begin SUPPLIED RECORDS

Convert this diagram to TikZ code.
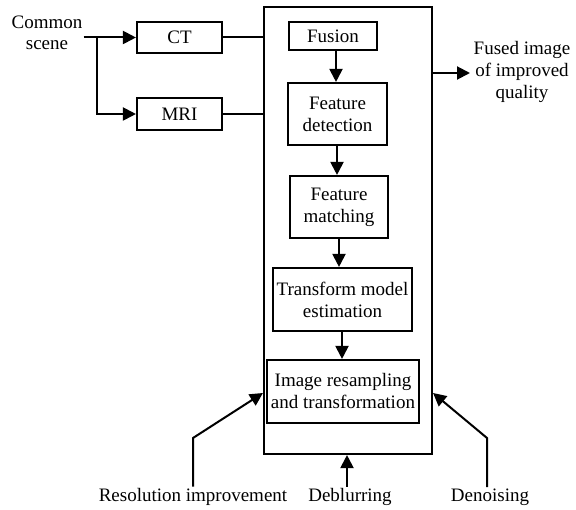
\documentclass[tikz,border=0pt]{standalone}
\usepackage{fontspec}
\setmainfont{Liberation Serif}
\usetikzlibrary{arrows.meta}
\begin{document}
\begin{tikzpicture}[x=1pt,y=-1pt,
  every node/.style={font=\fontsize{19}{22}\selectfont, align=center},
  box/.style={draw, line width=2.1pt, inner sep=0pt},
  link/.style={line width=2pt},
  arr/.style={link, -{Triangle[length=13pt,width=13pt]}},
  lbl/.style={inner sep=2pt}]
\useasboundingbox (0,0) rectangle (576,510);

% outer processing block
\node[box, minimum width=168pt, minimum height=447pt] (big) at (348,230.5) {};

% inputs
\node[lbl, inner sep=1pt] (cs) at (47,33) {Common\\[-1pt]scene};
\node[box, minimum width=85pt, minimum height=31pt] (ct) at (179.5,37.5) {CT};
\node[box, minimum width=85pt, minimum height=32pt] (mri) at (179.5,114) {MRI};

% pipeline stages
\node[box, minimum width=88pt, minimum height=28pt] (fus) at (333,36) {Fusion};
\node[box, minimum width=99pt, minimum height=62pt] (fd) at (337.5,114) {Feature\\detection};
\node[box, minimum width=98pt, minimum height=62pt] (fm) at (339,207) {Feature\\matching};
\node[box, minimum width=139pt, minimum height=63pt] (tme) at (342.5,299.5) {Transform model\\estimation};
\node[box, minimum width=152pt, minimum height=63pt] (irt) at (343,391.5) {Image resampling\\and transformation};

% output
\node[lbl] (out) at (522,72) {Fused image\\of improved\\quality};
\coordinate (oa) at (470,73);

% enhancement labels
\node[lbl, anchor=base] (res) at (193,502) {Resolution improvement};
\node[lbl, anchor=base] (deb) at (350,502) {Deblurring};
\node[lbl, anchor=base] (den) at (490,502) {Denoising};
\coordinate (rk) at (193,438);
\coordinate (dk) at (487,438);
\coordinate (br) at (97,0);

% input connectors
\draw[arr] (cs.east |- ct) -- (ct.west);
\draw[arr] (br |- ct) -- (br |- mri) -- (mri.west);
\draw[link] (ct.east) -- (ct.east -| big.west);
\draw[link] (mri.east) -- (mri.east -| big.west);

% pipeline arrows
\draw[arr] (fus.south -| 336,0) -- (fd.north -| 336,0);
\draw[arr] (fd.south -| 337,0) -- (fm.north -| 337,0);
\draw[arr] (fm.south -| 339,0) -- (tme.north -| 339,0);
\draw[arr] (tme.south -| 342,0) -- (irt.north -| 342,0);

% output arrow
\draw[arr] (big.east |- oa) -- (oa);

% enhancement arrows
\draw[arr] (res.north -| rk) -- (rk) -- (big.west |- 0,393);
\draw[arr] (deb.north -| 347,0) -- (big.south -| 347,0);
\draw[arr] (den.north -| dk) -- (dk) -- (big.east |- 0,393);
\end{tikzpicture}
\end{document}
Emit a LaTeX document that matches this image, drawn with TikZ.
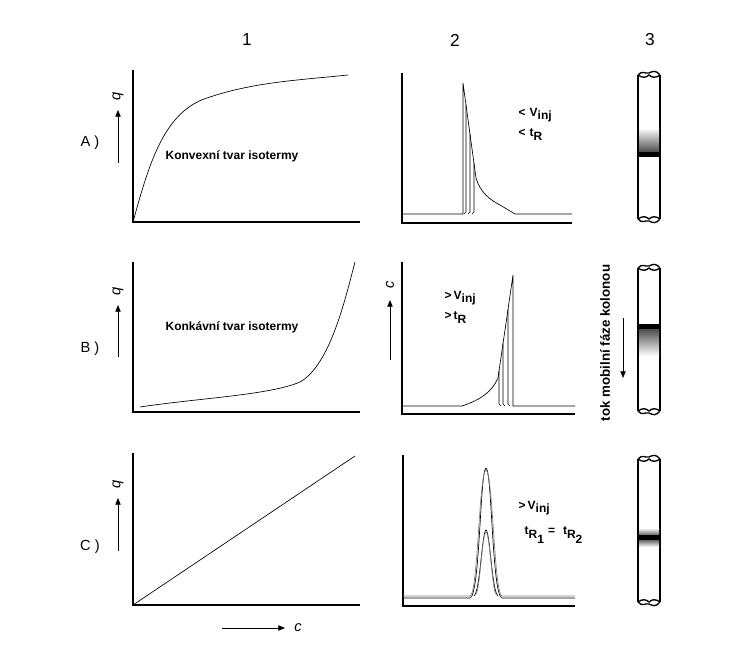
\documentclass[tikz,border=0pt]{standalone}
\usepackage{fontspec}
\setmainfont{Liberation Sans}
\usetikzlibrary{arrows.meta}
\begin{document}
\begin{tikzpicture}[x=0.75pt,y=-0.75pt,
  ax/.style={line width=0.9pt},
  crv/.style={line width=0.5pt},
  lab/.style={font=\fontsize{9}{10}\selectfont\bfseries},
  head/.style={font=\fontsize{13}{14}\selectfont},
  rowl/.style={font=\fontsize{11}{12}\selectfont},
  arr/.style={-{Triangle[length=5pt,width=4pt]},line width=0.6pt},
  tube/.style={line width=1pt}]
\useasboundingbox (0,0) rectangle (756,663);
\node[head] (h1) at (247,40) {1};
\node[head] (h2) at (455,40) {2};
\node[head] (h3) at (650,40) {3};
% row labels
\node[rowl] (ra) at (90,143) {A )};
\node[rowl] (rb) at (90,349) {B )};
\node[rowl] (rc) at (90,547) {C )};
% q arrows
\foreach \n/\a/\b in {A/163/110,B/357/305,C/551/498}{
  \coordinate (qs\n) at (118,\a); \coordinate (qe\n) at (118,\b);
  \draw[arr] (qs\n) -- (qe\n);
  \node[rotate=90,font=\fontsize{11}{12}\selectfont\itshape] (q\n) at (118,\b-14) {q};
}
% column 1 axes
\draw[ax] (133,70) -- (133,222) -- (360,222);
\draw[ax] (133,262) -- (133,412) -- (360,412);
\draw[ax] (133,453) -- (133,605) -- (360,605);
\draw[crv] (133,222) .. controls (150,160) and (165,110) .. (210,97) .. controls (255,82) and (300,80) .. (348,75);
\node[lab] (ka) at (232,156) {Konvexní tvar isotermy};
\draw[crv] (140,407) .. controls (200,398) and (270,395) .. (300,382) .. controls (330,365) and (345,300) .. (355,262);
\node[lab] (kb) at (232,327) {Konkávní tvar isotermy};
\draw[crv] (133,605) -- (355,456);
\coordinate (cs) at (222,628); \coordinate (ce) at (285,628);
\draw[arr] (cs) -- (ce);
\node[font=\fontsize{11}{12}\selectfont\itshape] (cl) at (298,628) {c};
% column 2 A
\draw[ax] (402,73) -- (402,223) -- (572,223);
\draw[crv] (402,214) -- (463,214) -- (463,83) -- (476,178) .. controls (480,192) and (490,200) .. (500,205) -- (515,214) -- (572,214);
\foreach \x in {466,470,474}{
  \pgfmathsetmacro{\yy}{83+(\x-463)*95/13}
  \draw[crv] (\x-2,214) -- (\x,212) -- (\x,\yy);
}
\node[lab,anchor=west] (va) at (514,115) {<\,\,V\raisebox{-2pt}{inj}};
\node[lab,anchor=west] (ta) at (514,135) {<\,\,t\raisebox{-3pt}{R}};
% column 2 B
\draw[ax] (402,262) -- (402,414) -- (575,414);
\draw[crv] (402,406) -- (462,406) .. controls (480,400) and (492,392) .. (498,378) -- (513,275) -- (513,406) -- (575,406);
\foreach \x in {499,503,508}{
  \pgfmathsetmacro{\yy}{378-(\x-498)*103/15}
  \draw[crv] (\x,\yy) -- (\x,404) -- (\x+2,406);
}
\coordinate (cbs) at (390,360); \coordinate (cbe) at (390,300);
\draw[arr] (cbs) -- (cbe);
\node[rotate=90,font=\fontsize{11}{12}\selectfont\itshape] (cb) at (390,285) {c};
\node[lab,anchor=west] (vb) at (440,298) {>\,V\raisebox{-2pt}{inj}};
\node[lab,anchor=west] (tb) at (440,318) {>\,t\raisebox{-3pt}{R}};
% column 2 C
\draw[ax] (403,455) -- (403,606) -- (575,606);
\draw[crv] (403,598) -- (470,598) .. controls (480,596) and (480,470) .. (486,468) .. controls (492,470) and (492,596) .. (502,598) -- (575,598);
\draw[crv,gray] (403,596) -- (470,596) .. controls (478,594) and (479,472) .. (486,470) .. controls (493,472) and (494,594) .. (502,596) -- (575,596);
\draw[crv] (474,596) .. controls (480,592) and (482,532) .. (486,530) .. controls (490,532) and (492,592) .. (498,596);
\draw[crv,gray] (476,594) .. controls (480,590) and (482,534) .. (486,532) .. controls (490,534) and (492,590) .. (496,594);
\node[lab,anchor=west] (vc) at (514,508) {>\,V\raisebox{-2pt}{inj}};
\node[lab,anchor=west] (tc) at (520,535) {t\raisebox{-3pt}{R}\raisebox{-7pt}{1}\,\,=\,\,\,\,t\raisebox{-3pt}{R}\raisebox{-7pt}{2}};
% column 3 tubes
\foreach \n/\t/\b in {A/72/222,B/265/414,C/456/605}{
  \fill[white] (638,\t) rectangle (660,\b);
  \draw[tube] (638,\t+3) -- (638,\b-3);
  \draw[tube] (660,\t+3) -- (660,\b-3);
  \draw[tube] (638,\t+3) .. controls (642,\t-2) and (645,\t+2) .. (649,\t+1) .. controls (653,\t-1) and (656,\t-2) .. (660,\t+3);
  \draw[tube] (638,\t+3) .. controls (642,\t+6) and (646,\t+6) .. (649,\t+3) .. controls (652,\t+6) and (656,\t+6) .. (660,\t+3);
  \draw[tube] (638,\b-3) .. controls (642,\b+2) and (645,\b-2) .. (649,\b-1) .. controls (653,\b+1) and (656,\b+2) .. (660,\b-3);
  \draw[tube] (638,\b-3) .. controls (642,\b-6) and (646,\b-6) .. (649,\b-3) .. controls (652,\b-6) and (656,\b-6) .. (660,\b-3);
}
\shade[top color=white,bottom color=black!70] (639,128) rectangle (659,152);
\fill[black] (639,152) rectangle (659,157);
\fill[black] (639,324) rectangle (659,329);
\shade[top color=black!70,bottom color=white] (639,329) rectangle (659,356);
\shade[top color=white,bottom color=black!60] (639,528) rectangle (659,535);
\fill[black] (639,535) rectangle (659,540);
\shade[top color=black!60,bottom color=white] (639,540) rectangle (659,547);
\node[rotate=90,lab,font=\fontsize{10}{11}\selectfont\bfseries] (tok) at (605,343) {tok mobilní fáze kolonou};
\coordinate (ts) at (623,318); \coordinate (te) at (623,378);
\draw[arr] (ts) -- (te);
\end{tikzpicture}
\end{document}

end SUPPLIED RECORDS

## WRITTEN EXERCISE
In the entries above, identify each line that includes the string "this", then copy it.

## SOLUTION
Convert this diagram to TikZ code.
Emit a LaTeX document that matches this image, drawn with TikZ.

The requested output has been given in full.